Politik sebagai Pertunjukan: Hilangnya Peran Intelektual Organik
Jika kita meminjam konsep "intelektual organik" dari Gramsci, kita bisa melihat bahwa figur publik bukan lagi sebagai jembatan antara kelas sosial yang berbeda, melainkan sebagai "insinyur narasi" yang secara strategis memanfaatkan modal aktualisasi sosial sebagai mata uang baru untuk mencapai kekuasaan politik. Sekarang, legitimasi politik bukan lagi tentang menyuarakan aspirasi kolektif, melainkan tentang mempertunjukkannya. Panggung politik telah berubah menjadi sebuah show yang berkelanjutan, di mana keterlibatan emosional dan sensasi lebih dihargai daripada dialog substansial yang dibutuhkan untuk menyelesaikan masalah riil masyarakat. Teori "Society of the Spectacle" dari Debord menjelaskan dengan gamblang bagaimana penampilan menjadi lebih penting dari substansi dalam realitas politik yang didominasi oleh media dan algoritma. Di Indonesia, strategi ini semakin menguat, melanggengkan ketidaksetaraan akses politik dan mendistorsi prinsip Keadilan Sosial.
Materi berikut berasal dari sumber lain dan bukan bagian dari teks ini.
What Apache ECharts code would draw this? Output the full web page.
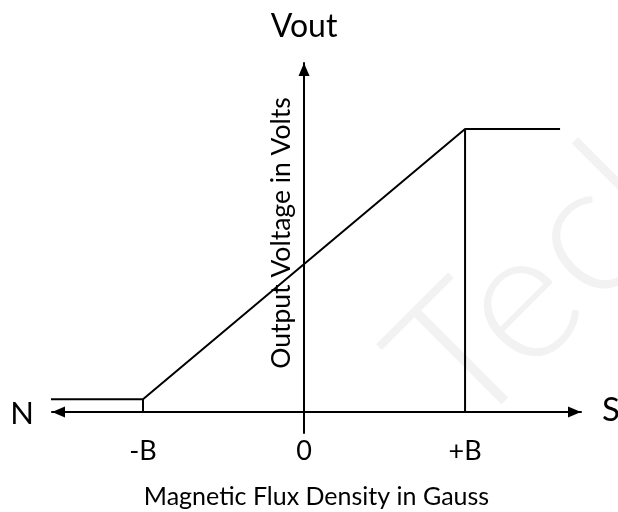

Partai Politik dan Rekayasa Komunikasi Politik
Tanpa kita sadari, partai politik di Indonesia, tampaknya telah mengadopsi "rekayasa komunikasi politik" sebagai strategi utama. Mereka lebih memilih ekosistem media sosial dan dunia hiburan sebagai tempat rekrutmen, lebih mengutamakan nama, status sebagai selebriti, jumlah pengikut dan popularitas daripada keahlian dan integritas. Coba perhatikan, berapa banyak kandidat yang terplilih karena popularitasnya di media sosial daripada rekam jejaknya dalam kebijakan publik? Berapa banyak keputusan politik yang didasarkan pada resonansi emosional yang reaktif, bukan pemikiran yang strategis? Strategi rekayasa komunikasi politik adalah ketika politisi mencoba untuk membangun citra yang positif dan mendapatkan perhatian publik melalui pencitraan sosial media yang bisa dimanipulasi. Sementara, "mekanisme rekonfigurasi kekuasaan" terjadi ketika fokus utama bergeser dari mencari dukungan dari metrik sosial hasil dari manipulasi komunikasi dan bukan dukungan nyata dari masyarakat di luar media sosial. Partai politik merekrut dan mempromosikan kandidat menggunakan konten media sosial yang diedit untuk menyasar emosi bukan logika, dan tidak mengedepankan pengalaman, kompetensi atau hasil kerja nyata. Ini mengubah cara kekuasaan didapatkan dan dijalankan, menciptakan struktur kekuasaan baru yang tidak adil. Ini bukan hanya sekadar strategi komunikasi, melainkan mekanisme rekonfigurasi kekuasaan yang sistematis, yang menciptakan kesenjangan akses politik yang semakin lebar, secara timpang diberikan kepada pribadi dengan jaringan sosial luas yang pada akhirnya mencederai cita-cita Keadilan Sosial.